8. Apple macOS vs. Microsoft Windows
Ah, the battle of the operating softwares. And that’s without mentioning the iOS versus Android dilemma.
Apple macOS and Microsoft Windows have been the two principal players in the OS industry for nearly four decades. Apple created a computer that was simple to use; in response, Windows created a similar system with a graphical user interface (GUI) that was more customizable. While its first version saw little success, Windows has retained most of the market share throughout the years and still reigns in the OS industry.

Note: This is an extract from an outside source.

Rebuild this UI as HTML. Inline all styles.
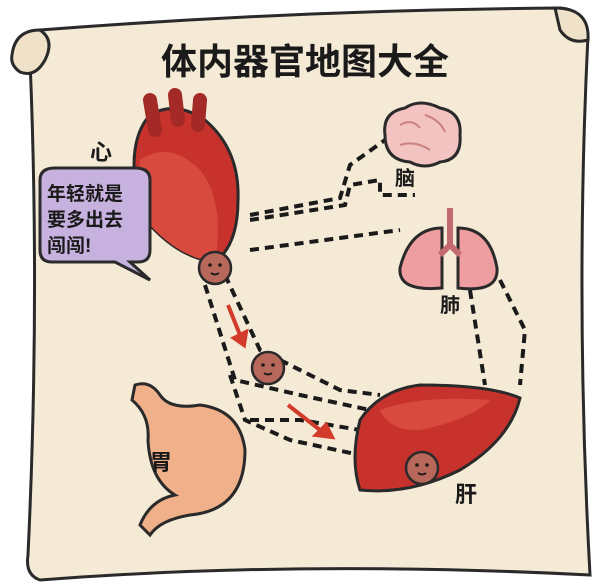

macOS vs. Microsoft Windows Positioning Strategy
While macOS was the first operating system with a GUI, Apple doesn’t position it as “the first” or “the original.” Rather, the brand uses a quality-based positioning strategy to differentiate its OS from alternatives. In some ways, it also uses a convenience-based strategy, since the OS integrates with Apple’s other products.
Microsoft Windows also uses a convenience positioning strategy, but in a different way than Apple does for its operating system. First, Windows can be purchased as a license, and you can use it for a custom-built computer. With Windows, you can also choose a device from any PC manufacturer, meaning that you have a wide range of options. This makes it highly convenient to find, install, and use. And this strategy has worked well, as Windows is the predominant operating system.
These are only a few examples of the way popular brands compete and position themselves in the market. A successful positioning strategy results in increasing market share — or the creation of a niche that only your brand occupies.
Successfully Position Your Brand for Growth
As you can see, a strong brand makes all the difference when entering or competing in any market. A unique brand positioning strategy is critical to making a statement, getting (and keeping) your target audience's attention, and successfully growing your brand.